Keynote Speaker

John Campbell

John Campbell

School of Metallurgy and Materials, Faculty of Engineering, The University of Birmingham UK
Speech Title: The Origin of Fracture

Abstract: Over recent decades it has become clear that the pouring of liquid metals is damaging to the liquid. The surface oxide is folded in, making a double oxide film, which acts as a crack. Most of our cast metals (but with interesting exceptions) are full of bifilm cracks originating from the casting process. The bifilm population, as a pre-existing population of cracks, is not easily detected because they are generally closed cracks with nano scale thickness. They are shown to initiate simple tensile failure, and fatigue. The bifilms become open cracks by the mechanism of precipitation cleavage, in which precipitates grown during certain sensitizing heat treatments form on the bifilms to reduce their strain energy of formation, and thereby prize the bifilms open. In this way metals become vulnerable to invasive corrosion, leading to stress corrosion cracking and/or hydrogen embrittlement. The reduction or elimination of bifilm populations by improved casting technology appears to lead to an order of magnitude increase in toughness of Al alloys and stainless steels, and appears to be a low cost technique to eliminate invasive corrosion, stress corrosion cracking and hydrogen embrittlement.

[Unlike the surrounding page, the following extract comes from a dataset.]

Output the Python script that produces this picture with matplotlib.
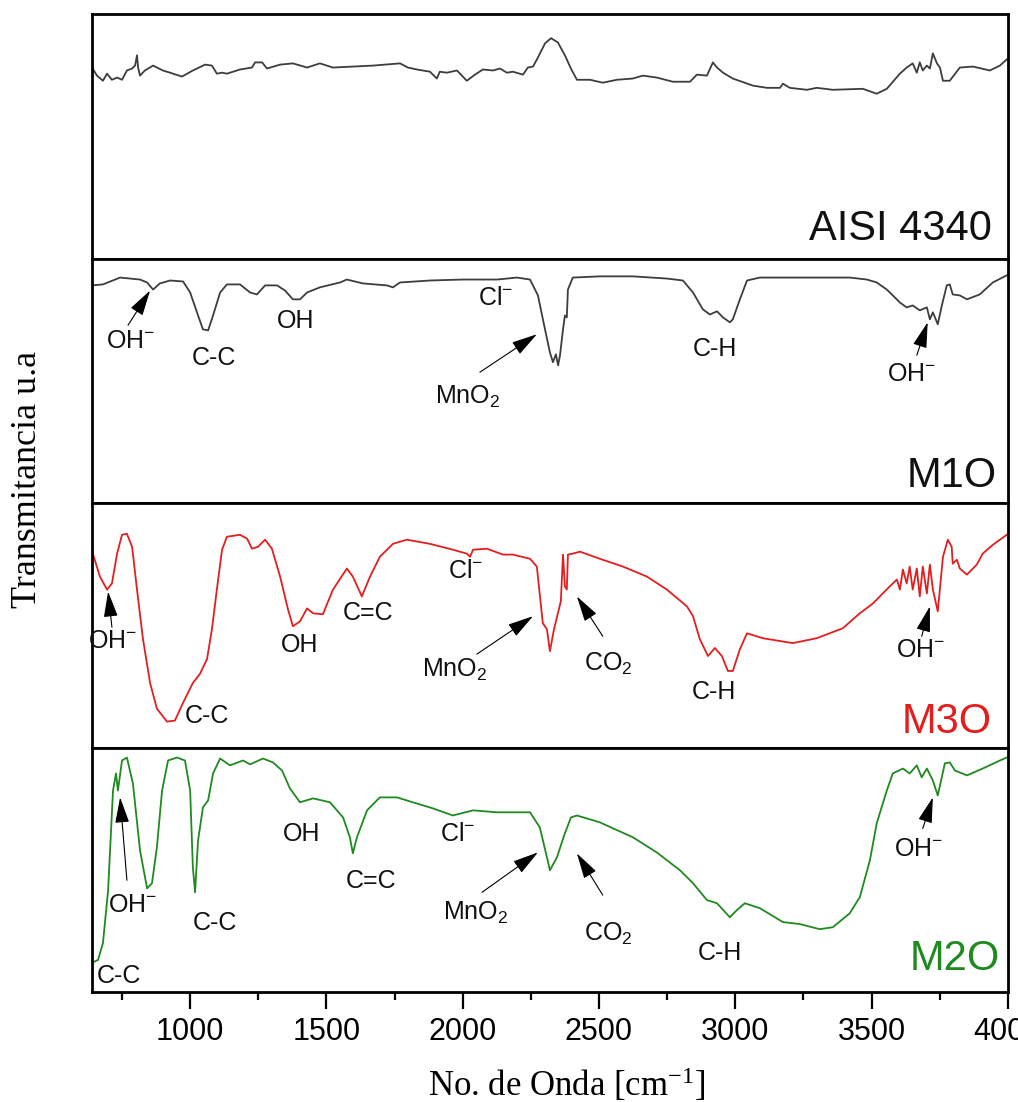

Biography: Educated in England at the universities of Cambridge, Sheffield and Birmingham he first trained as a physicist, then became a metallurgical engineer, but finally has spent much of his life in industry.
In the 1980s he built the casting operation for Cosworth Engineering, developing the Cosworth Casting Process, then a novel process making Al alloy cylinder heads and blocks for the Formula One racing engines, using counter-gravity filling of moulds by electromagnetic pump. The process has been taken up by Ford, Nemak and General Motors for the production of automotive cylinder blocks in North America and Mexico. This process still has the world record for production rates of sound and strong V6 and V8 blocks.
His industrial experience and his academic background including two masters degrees and two doctorates fitted him for his 15 years as Professor of Casting Technology in the University of Birmingham, UK. Here, he was able for the first time to define the nature of turbulence and the mechanism for the generation of casting defects, introducing the concepts of entrainment and the concept of the bifilm and the crack population of liquid metals. He has subsequently devoted much effort to the development of casting techniques to control defect formation. His mantra is the phrase “Making metals we can trust.”
He is currently working on the building of an integrated melting and casting machine which takes in tonnage quantities of recycled aluminium at one end, which is treated, producing aerospace quality aluminium castings and other high purity products with high properties at the other end. The process is low cost, high productivity, low labour content, low energy, low floor space, with few moving parts for maximum reliability. His other current interest is his quest to warn the world of the dangers of using vacuum arc remelted metals. It is not widely known that this expensive material contains bifilm cracks which bring down aircraft, but could be improved by abandoning the vacuum induction melted and cast electrode, and substituting a carefully cast low-cost air-melted electrode using the newly established casting technology.
His book “Complete Casting Handbook” published in 2011 and revised in 2015 is not light bed-time reading, but is all there: a bargain for the determined and fearless reader with an open mind. The “Mini Casting Handbook” 2017 and expanded in 2018 and 2023 is a basic, slimmed text specifically written for casting personnel.
His latest book “The Mechanisms of Metallurgical Failure - The Origin of Fracture.” 2020 is regrettably revolutionary and will be burned in the streets. It describes the potential elimination of failure mechanisms such as cracking, creep, fatigue, stress corrosion cracking etc in most metals, especially steels and high temperature alloys, by eliminating bifilms – the failure initiation sites introduced by turbulent pouring of the liquid.
In 1991 he was invited to become a Fellow of the Royal Academy of Engineering, and in 1993, Her Majesty, Queen Elizabeth, awarded him the Civil Honour, the Order of the British Empire, for services to casting technology.